The present disclosure relates to a semiconductor memory device, and more particularly, to a write driving circuit.
FIG. 1 illustrates a block diagram of a conventional write driving circuit.
Referring to FIG. 1, the conventional write driving circuit includes an input buffer 100, an input latch 200, a serial-to-parallel converter 300, and a global input/output (GIO) write driver 400. The write driving circuit applied to an X16 DDR2 memory semiconductor is illustrated in FIG. 1.
The input buffer 100 (101-116) converts data signals DIN<0:15> input through data input pads into complementary metal-oxide semiconductor (CMOS) level signals. A signal WTEN enables the input buffer 100 in a write operation.
The input latch 200 (201-216) latches output signals of the input buffers 100 (101-116) according to a strobe signal (not shown).
The serial-to-parallel converter 300 (301-316) converts serial data signals having passed the input buffers 100 (101-116) and the input latches 200 (201-216) into parallel data signals. Bit data signals input on a 1-bit basis are converted into 4-bit data signals by the serial-to-parallel converter 300 (301-316).

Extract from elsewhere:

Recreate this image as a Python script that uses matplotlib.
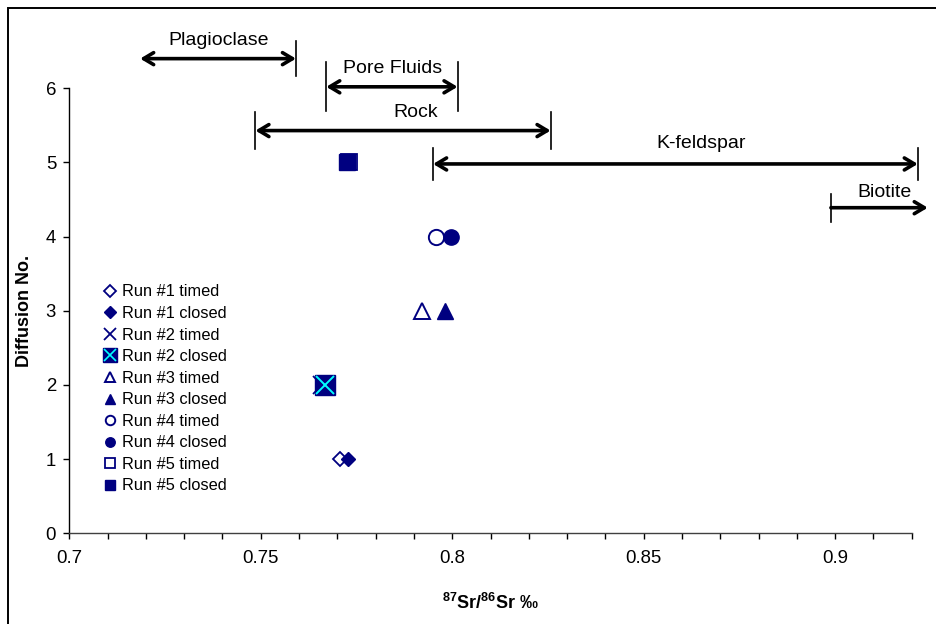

The GIO write driver 400 drives GIO lines according to the input four-bit data signals.
FIG. 2 illustrates a circuit diagram for the write driver of FIG. 1. Referring to FIG. 2, a conventional write driver 400 receives four-bit data signals DINEV0, DINOD0, DINEV1 and DINOD1 output from the serial-to-parallel converter 300 to output signals GIOQ0, GIOQ1, GIOQ2 and GIOQ3.
When the signal DINEV0 has a logic high level, both inverters IV1 and IV2 output low level signals to turn on a PMOS transistor P1 and turn off a NMOS transistor N1, thereby outputting a signal GIOQ0 of a logic high level. When the signal DINEV0 has a logic low level, both the inverters IV1 and IV2 output high level signals to turn off the PMOS transistor P1 and turn on the NMOS transistor N1, thereby outputting a signal GIOQ0 of a logic low level.
The operations of inverters IV3 to IV8, PMOS transistors P2 to P4 and NMOS transistors N2 to N4 according to the signals DINOD0, DINEV1 and DINOD1 are the same as the operations of the inverters IV1 and IV2, the PMOS transistor P1 and the NMOS transistor N1 according to the signal DINEV0.
A burn-in test for a semiconductor memory is a lifetime test which is performed on a lot of chips for a long time under worst case conditions. It is generally desirable to perform a burn-in test on a lot of chips at a time so as to improve test productivity. However, in semiconductor chips using all of the sixteen data input pins, there is a limitation in testing a lot of chips using sixteen data pins at a time because a test apparatus typically has finite input and output terminals.